Sourcing, Replacement, and Maintenance Considerations

For fleet managers and maintenance engineers, understanding the motor housing construction on their forklift fleet has practical implications for repair planning and parts sourcing. Extruded aluminum housings are generally repairable in ways that cast housings are not — minor bore wear from bearing fretting can be corrected by sleeving, and damaged fin sections can be machined or patched without compromising structural integrity in non-critical areas.

When sourcing replacement extruded motor housings, the key specifications to confirm are:

• IEC or NEMA frame size compatibility — the housing must match the stator outer diameter and stack length of the replacement or rewind motor it will house.
• Mounting foot or flange configuration — forklift motors are mounted in various orientations; foot-mount, face-mount (B3/B5 per IEC), and custom bracket configurations must match the drivetrain geometry.
• Bearing housing bore dimensions — both drive-end and non-drive-end bearing seat diameters and fits (typically H7 or J7 tolerance for pressed-in bearing OD) must match the replacement bearings specified for the motor.
• Cable entry and connector provisions — the position and size of power and signal cable entries must align with the forklift's wiring harness routing.

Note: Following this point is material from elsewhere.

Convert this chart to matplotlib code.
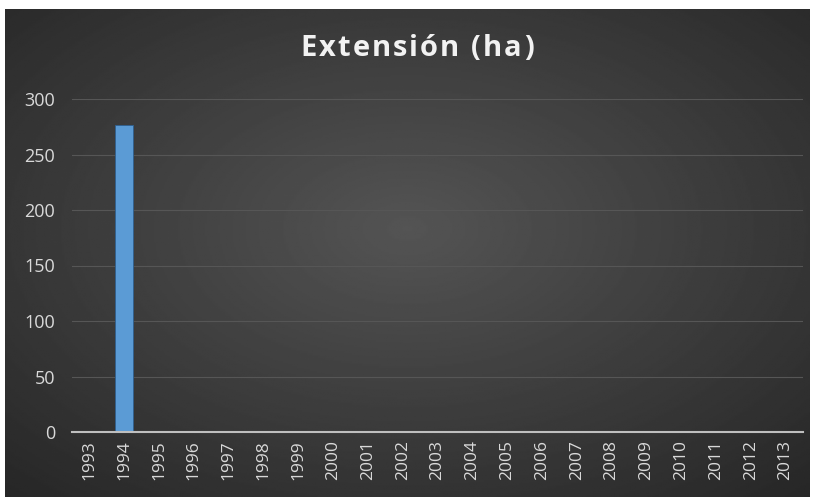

OEM replacement housings are available through forklift manufacturer parts programs for major brands including Toyota, Crown, Raymond, Hyster, and Yale. Aftermarket extruded housings machined to OEM specifications are also available from specialist motor component suppliers, often at 30–50% lower cost than OEM parts with equivalent dimensional conformance. Confirming alloy grade and heat treatment (T5 or T6 temper) with the supplier is important when sourcing aftermarket housings, as material substitution with lower-strength alloys is a known quality risk in lower-cost supply chains.